Sweet deal for the Catalan government. They were willing to give up on most of the blatantly unconstiutional symbolic-nationalist aspects of the statute passed by the Catalan parliament in exchange for the solid promise of a larger pork-barrel.

Sweet deal for CiU. They got what they wanted, more government cash passed out here in Catalonia, and in addition they've moved closer to the Socialists while pushing ERC away.

Sweet deal for the Socialists. Zapatero gets to look like a dealmaker, a compromiser.

The losers are ERC and the PP. ERC loses influence to CiU by opposing the deal, and the PP looks intransigent for doing the same thing.

If I were the PP what I'd do is say, "All right, we'll sign onto these terms under the explicit condition that this is the absolute last demand for more autonomy and more power over the purse-strings." That's the most important thing to do when dealing with nationalist demands, stop the slippery slope.

If the PP agrees to the deal, then it suddenly looks like the reasonable moderate party. And if the nationalists don't agree to the condition, it will prove once and for all that they are dishonest in claiming their long-term goal is not Catalan independence. In politics, the group forced into the position of saying No looks bad. Put the nationalists in that position.

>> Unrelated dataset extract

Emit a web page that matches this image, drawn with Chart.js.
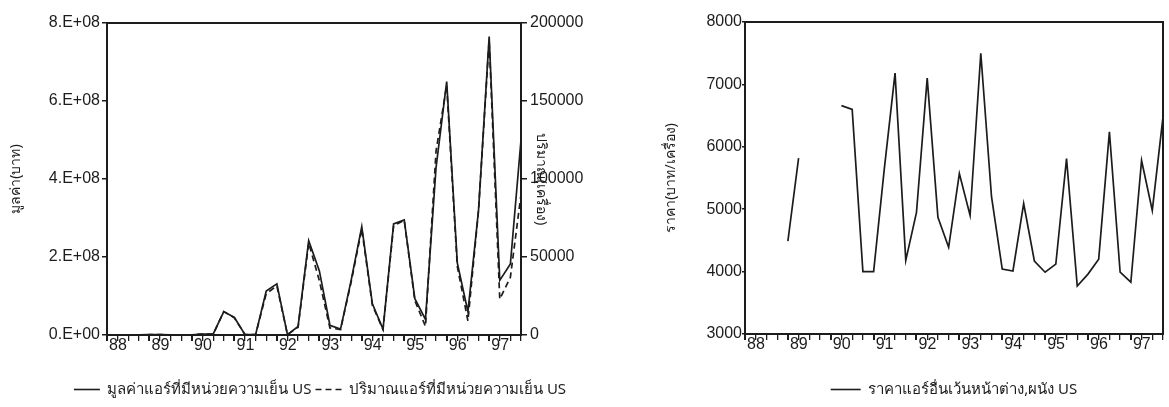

Look at the political mess that one party's constantly saying No has made in the United States. The Democrats do nothing but oppose everything Bush and the Republicans do. They take the maxim, "The duty of the opposition is to oppose," much too far. The Democrats look angry, mean, whiny, pessimistic, like losers, and that's why they turn off the American people and why the Republicans keep winning elections. (By the way, Official Iberian Notes Big Prediction #1 is that the Republicans will keep control of both houses of Congress after the November 2006 congressional elections.)

The PP needs to take just the opposite tack. It needs to be seen as the efficient, competent party that gets things done, as it did under the Aznar administration. It needs to be the party with a positive message to the people, saying, "We're going to cut taxes, make the educational system function again, prevent crime by locking up offenders, reduce bureaucratic meddling, oppose tinhorn dictators, and defeat ETA." Continual opposition to everything Zapatero does isn't going to win nearly as many votes as turning the tables on Zapatero and looking like moderate compromisers with a real platform would.

See, this General Mena shooting off his mouth thing has done some harm to the PP, which was seen as having been too slow to condemn Mena's meddling in politics. You've got to continually prove you're really a democratic party in Spain if you're conservative. I know it's unfair, but you have to do it.

Don't get nervous, we've still got two more years until the election. Build an image that gives the lie to all the Socialist slander about the PP's commitment to democracy, and start constructing it now by putting a permanent brake on the slippery slope towards Catalan separatism.